▶ [EXERCISE OBJECTIVE]:
Retype the opening lines of the listing below, ending with the line that contains "0.933, 0.965, 1.0]", and leave out any pictures.

▶ [DATA SECTION]:
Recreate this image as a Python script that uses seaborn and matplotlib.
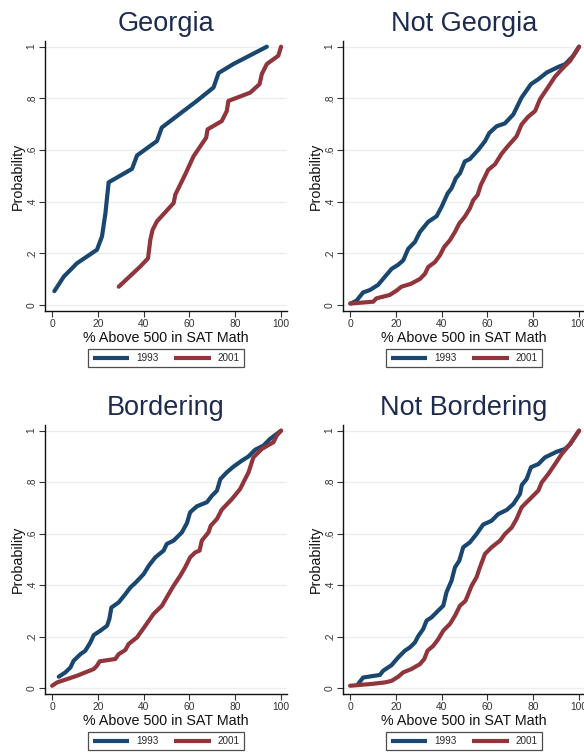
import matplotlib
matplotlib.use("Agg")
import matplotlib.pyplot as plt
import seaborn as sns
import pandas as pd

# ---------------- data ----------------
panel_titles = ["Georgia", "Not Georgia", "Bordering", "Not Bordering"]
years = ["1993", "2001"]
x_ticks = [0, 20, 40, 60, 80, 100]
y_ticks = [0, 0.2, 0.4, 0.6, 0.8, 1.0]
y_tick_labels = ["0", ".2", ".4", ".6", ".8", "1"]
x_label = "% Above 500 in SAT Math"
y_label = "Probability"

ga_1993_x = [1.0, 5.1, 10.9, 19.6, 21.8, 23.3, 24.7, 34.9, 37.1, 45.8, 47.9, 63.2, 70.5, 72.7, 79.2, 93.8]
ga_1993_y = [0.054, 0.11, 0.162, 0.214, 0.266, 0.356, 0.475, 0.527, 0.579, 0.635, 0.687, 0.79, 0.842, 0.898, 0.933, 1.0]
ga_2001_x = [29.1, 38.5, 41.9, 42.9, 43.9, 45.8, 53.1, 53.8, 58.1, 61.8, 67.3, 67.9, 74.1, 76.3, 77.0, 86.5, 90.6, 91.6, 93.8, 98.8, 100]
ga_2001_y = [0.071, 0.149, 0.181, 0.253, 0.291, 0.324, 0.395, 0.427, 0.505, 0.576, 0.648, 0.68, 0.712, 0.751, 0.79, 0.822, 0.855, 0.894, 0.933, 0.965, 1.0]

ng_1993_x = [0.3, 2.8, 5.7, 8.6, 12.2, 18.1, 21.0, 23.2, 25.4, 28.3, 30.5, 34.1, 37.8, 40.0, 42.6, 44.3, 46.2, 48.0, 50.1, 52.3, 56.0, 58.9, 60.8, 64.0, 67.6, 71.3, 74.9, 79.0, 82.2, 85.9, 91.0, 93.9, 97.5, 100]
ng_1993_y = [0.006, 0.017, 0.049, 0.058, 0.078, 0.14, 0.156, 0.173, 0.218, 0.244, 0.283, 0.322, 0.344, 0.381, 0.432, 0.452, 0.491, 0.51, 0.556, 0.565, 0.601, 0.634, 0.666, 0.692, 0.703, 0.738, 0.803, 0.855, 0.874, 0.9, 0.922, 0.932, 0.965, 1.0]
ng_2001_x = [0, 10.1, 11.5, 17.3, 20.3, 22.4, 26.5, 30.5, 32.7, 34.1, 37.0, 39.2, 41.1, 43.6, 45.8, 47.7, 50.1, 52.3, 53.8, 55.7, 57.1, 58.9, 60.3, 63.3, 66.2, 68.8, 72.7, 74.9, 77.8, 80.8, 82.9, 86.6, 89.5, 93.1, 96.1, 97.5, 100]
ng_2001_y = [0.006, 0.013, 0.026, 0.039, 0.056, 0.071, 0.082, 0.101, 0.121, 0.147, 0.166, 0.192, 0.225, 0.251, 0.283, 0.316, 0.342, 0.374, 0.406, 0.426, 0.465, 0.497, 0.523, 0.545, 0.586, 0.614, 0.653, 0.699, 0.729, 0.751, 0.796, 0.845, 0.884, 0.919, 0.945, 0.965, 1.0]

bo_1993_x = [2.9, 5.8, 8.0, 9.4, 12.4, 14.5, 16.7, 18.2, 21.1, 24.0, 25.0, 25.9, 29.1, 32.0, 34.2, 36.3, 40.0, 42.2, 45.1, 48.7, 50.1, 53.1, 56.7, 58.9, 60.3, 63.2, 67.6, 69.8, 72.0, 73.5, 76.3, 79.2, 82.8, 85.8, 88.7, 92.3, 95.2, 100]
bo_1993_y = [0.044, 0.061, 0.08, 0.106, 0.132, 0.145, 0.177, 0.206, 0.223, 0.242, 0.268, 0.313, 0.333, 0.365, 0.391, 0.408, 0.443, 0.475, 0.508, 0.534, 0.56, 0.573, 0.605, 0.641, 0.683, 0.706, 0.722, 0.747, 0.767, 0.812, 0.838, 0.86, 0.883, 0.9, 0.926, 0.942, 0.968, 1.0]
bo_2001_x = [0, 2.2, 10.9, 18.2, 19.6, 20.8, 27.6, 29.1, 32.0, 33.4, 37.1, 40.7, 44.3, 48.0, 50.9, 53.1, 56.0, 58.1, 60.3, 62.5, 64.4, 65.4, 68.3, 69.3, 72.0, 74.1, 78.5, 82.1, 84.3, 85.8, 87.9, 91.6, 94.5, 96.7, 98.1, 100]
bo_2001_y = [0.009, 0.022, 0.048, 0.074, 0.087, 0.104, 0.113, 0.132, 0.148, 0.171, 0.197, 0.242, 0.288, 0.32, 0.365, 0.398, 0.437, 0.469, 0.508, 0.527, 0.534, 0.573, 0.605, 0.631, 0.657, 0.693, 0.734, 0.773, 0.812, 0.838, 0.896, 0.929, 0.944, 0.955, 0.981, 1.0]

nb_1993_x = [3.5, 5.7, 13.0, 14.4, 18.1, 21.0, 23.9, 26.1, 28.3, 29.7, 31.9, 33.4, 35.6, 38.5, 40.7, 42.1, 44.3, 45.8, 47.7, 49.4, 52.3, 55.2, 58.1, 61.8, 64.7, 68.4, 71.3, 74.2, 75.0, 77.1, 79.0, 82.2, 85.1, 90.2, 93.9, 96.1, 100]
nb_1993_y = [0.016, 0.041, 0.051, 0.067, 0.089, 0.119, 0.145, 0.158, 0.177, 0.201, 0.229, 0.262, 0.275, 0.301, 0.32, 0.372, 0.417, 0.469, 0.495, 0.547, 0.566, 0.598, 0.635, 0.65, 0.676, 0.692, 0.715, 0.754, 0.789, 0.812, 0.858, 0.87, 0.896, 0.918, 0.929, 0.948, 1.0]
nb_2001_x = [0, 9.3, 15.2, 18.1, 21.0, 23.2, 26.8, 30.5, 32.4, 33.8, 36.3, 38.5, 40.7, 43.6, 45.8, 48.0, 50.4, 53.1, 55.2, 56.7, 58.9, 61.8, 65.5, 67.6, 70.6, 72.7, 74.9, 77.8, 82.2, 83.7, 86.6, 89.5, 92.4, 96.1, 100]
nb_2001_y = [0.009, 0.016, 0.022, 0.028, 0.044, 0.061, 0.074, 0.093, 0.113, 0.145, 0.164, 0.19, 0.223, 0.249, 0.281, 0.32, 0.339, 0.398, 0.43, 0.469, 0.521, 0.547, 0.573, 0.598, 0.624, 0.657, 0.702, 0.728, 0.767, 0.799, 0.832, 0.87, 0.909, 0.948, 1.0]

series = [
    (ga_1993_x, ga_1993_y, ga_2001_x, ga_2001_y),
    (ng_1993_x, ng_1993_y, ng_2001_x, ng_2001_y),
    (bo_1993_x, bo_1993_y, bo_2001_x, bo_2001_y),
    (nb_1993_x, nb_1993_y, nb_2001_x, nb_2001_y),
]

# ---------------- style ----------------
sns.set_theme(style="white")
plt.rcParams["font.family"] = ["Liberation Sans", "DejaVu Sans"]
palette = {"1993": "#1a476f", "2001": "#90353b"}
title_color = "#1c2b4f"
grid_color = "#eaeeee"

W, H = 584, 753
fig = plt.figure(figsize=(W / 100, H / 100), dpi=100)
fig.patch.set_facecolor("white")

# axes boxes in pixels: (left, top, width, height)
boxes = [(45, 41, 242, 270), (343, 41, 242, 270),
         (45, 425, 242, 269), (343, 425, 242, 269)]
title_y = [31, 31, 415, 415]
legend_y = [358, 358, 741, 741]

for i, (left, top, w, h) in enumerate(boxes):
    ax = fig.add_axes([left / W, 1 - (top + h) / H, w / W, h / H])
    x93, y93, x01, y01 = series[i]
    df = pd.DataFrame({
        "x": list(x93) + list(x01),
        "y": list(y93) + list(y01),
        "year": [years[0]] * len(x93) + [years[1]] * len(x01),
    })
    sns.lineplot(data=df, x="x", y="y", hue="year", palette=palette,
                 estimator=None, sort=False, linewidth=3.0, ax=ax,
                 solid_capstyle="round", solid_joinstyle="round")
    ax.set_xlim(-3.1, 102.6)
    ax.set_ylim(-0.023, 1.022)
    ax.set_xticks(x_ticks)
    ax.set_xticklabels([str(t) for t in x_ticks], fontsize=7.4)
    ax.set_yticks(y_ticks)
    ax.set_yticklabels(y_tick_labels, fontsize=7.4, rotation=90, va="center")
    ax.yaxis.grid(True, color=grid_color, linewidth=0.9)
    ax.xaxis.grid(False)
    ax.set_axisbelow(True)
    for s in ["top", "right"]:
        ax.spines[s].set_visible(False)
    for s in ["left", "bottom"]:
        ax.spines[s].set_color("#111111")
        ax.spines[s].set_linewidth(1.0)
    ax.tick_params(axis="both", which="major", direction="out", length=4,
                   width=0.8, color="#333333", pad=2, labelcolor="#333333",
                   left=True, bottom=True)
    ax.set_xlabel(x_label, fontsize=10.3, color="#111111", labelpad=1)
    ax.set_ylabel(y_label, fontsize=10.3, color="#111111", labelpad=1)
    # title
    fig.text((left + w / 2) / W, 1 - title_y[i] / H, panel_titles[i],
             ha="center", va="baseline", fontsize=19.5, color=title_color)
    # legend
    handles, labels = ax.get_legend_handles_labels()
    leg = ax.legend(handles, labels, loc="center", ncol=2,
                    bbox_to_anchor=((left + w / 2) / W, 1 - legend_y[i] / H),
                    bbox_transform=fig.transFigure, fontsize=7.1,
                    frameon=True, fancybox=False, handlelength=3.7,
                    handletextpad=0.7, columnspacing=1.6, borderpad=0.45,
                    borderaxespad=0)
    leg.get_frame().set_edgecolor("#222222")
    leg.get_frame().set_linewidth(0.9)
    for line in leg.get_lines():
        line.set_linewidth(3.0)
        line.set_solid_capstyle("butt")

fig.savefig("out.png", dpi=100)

▶ [COMPLETED EXERCISE]:
Recreate this image as a Python script that uses seaborn and matplotlib.
import matplotlib
matplotlib.use("Agg")
import matplotlib.pyplot as plt
import seaborn as sns
import pandas as pd

# ---------------- data ----------------
panel_titles = ["Georgia", "Not Georgia", "Bordering", "Not Bordering"]
years = ["1993", "2001"]
x_ticks = [0, 20, 40, 60, 80, 100]
y_ticks = [0, 0.2, 0.4, 0.6, 0.8, 1.0]
y_tick_labels = ["0", ".2", ".4", ".6", ".8", "1"]
x_label = "% Above 500 in SAT Math"
y_label = "Probability"

ga_1993_x = [1.0, 5.1, 10.9, 19.6, 21.8, 23.3, 24.7, 34.9, 37.1, 45.8, 47.9, 63.2, 70.5, 72.7, 79.2, 93.8]
ga_1993_y = [0.054, 0.11, 0.162, 0.214, 0.266, 0.356, 0.475, 0.527, 0.579, 0.635, 0.687, 0.79, 0.842, 0.898, 0.933, 1.0]
ga_2001_x = [29.1, 38.5, 41.9, 42.9, 43.9, 45.8, 53.1, 53.8, 58.1, 61.8, 67.3, 67.9, 74.1, 76.3, 77.0, 86.5, 90.6, 91.6, 93.8, 98.8, 100]
ga_2001_y = [0.071, 0.149, 0.181, 0.253, 0.291, 0.324, 0.395, 0.427, 0.505, 0.576, 0.648, 0.68, 0.712, 0.751, 0.79, 0.822, 0.855, 0.894, 0.933, 0.965, 1.0]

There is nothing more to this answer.